(DATA EXTRACT):
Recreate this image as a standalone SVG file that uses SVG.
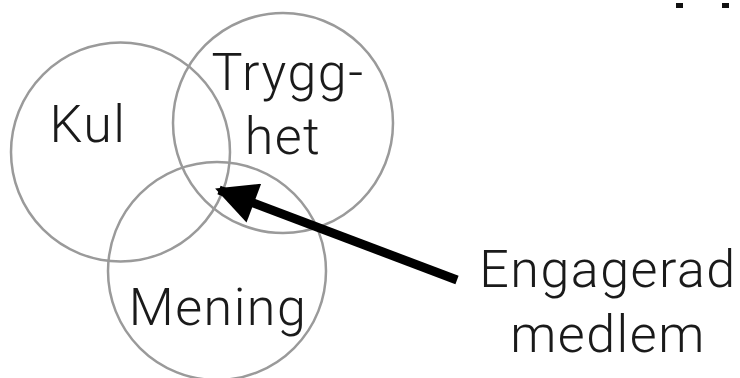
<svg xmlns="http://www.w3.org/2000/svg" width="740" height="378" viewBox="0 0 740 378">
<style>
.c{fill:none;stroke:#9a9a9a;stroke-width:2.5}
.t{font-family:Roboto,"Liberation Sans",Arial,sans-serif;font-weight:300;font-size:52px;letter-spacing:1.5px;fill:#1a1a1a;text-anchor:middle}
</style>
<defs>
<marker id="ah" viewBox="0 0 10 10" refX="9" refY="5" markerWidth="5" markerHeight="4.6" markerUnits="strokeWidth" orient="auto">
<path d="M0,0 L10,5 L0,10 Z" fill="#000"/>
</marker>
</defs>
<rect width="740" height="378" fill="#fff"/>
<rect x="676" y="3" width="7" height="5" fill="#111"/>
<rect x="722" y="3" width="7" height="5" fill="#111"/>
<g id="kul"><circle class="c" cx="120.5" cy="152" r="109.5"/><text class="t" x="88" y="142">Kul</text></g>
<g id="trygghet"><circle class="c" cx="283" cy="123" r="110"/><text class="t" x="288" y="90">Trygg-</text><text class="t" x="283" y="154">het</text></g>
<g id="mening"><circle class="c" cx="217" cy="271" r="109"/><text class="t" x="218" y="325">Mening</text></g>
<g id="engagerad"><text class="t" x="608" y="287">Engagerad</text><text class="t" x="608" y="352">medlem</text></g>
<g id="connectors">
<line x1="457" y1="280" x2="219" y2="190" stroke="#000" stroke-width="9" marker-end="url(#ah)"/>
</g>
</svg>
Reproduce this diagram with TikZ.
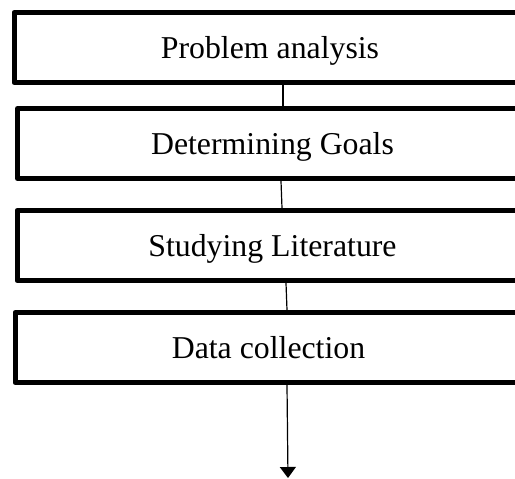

(DIRECTIONS): Return the full material word for word. Do not include the pictures.

(COMPLETED EXERCISE):
Recreate this image as a standalone SVG file that uses SVG.
<svg xmlns="http://www.w3.org/2000/svg" width="740" height="378" viewBox="0 0 740 378">
<style>
.c{fill:none;stroke:#9a9a9a;stroke-width:2.5}
.t{font-family:Roboto,"Liberation Sans",Arial,sans-serif;font-weight:300;font-size:52px;letter-spacing:1.5px;fill:#1a1a1a;text-anchor:middle}
</style>
<defs>
<marker id="ah" viewBox="0 0 10 10" refX="9" refY="5" markerWidth="5" markerHeight="4.6" markerUnits="strokeWidth" orient="auto">
<path d="M0,0 L10,5 L0,10 Z" fill="#000"/>
</marker>
</defs>
<rect width="740" height="378" fill="#fff"/>
<rect x="676" y="3" width="7" height="5" fill="#111"/>
<rect x="722" y="3" width="7" height="5" fill="#111"/>
<g id="kul"><circle class="c" cx="120.5" cy="152" r="109.5"/><text class="t" x="88" y="142">Kul</text></g>
<g id="trygghet"><circle class="c" cx="283" cy="123" r="110"/><text class="t" x="288" y="90">Trygg-</text><text class="t" x="283" y="154">het</text></g>
<g id="mening"><circle class="c" cx="217" cy="271" r="109"/><text class="t" x="218" y="325">Mening</text></g>
<g id="engagerad"><text class="t" x="608" y="287">Engagerad</text><text class="t" x="608" y="352">medlem</text></g>
<g id="connectors">
<line x1="457" y1="280" x2="219" y2="190" stroke="#000" stroke-width="9" marker-end="url(#ah)"/>
</g>
</svg>
Reproduce this diagram with TikZ.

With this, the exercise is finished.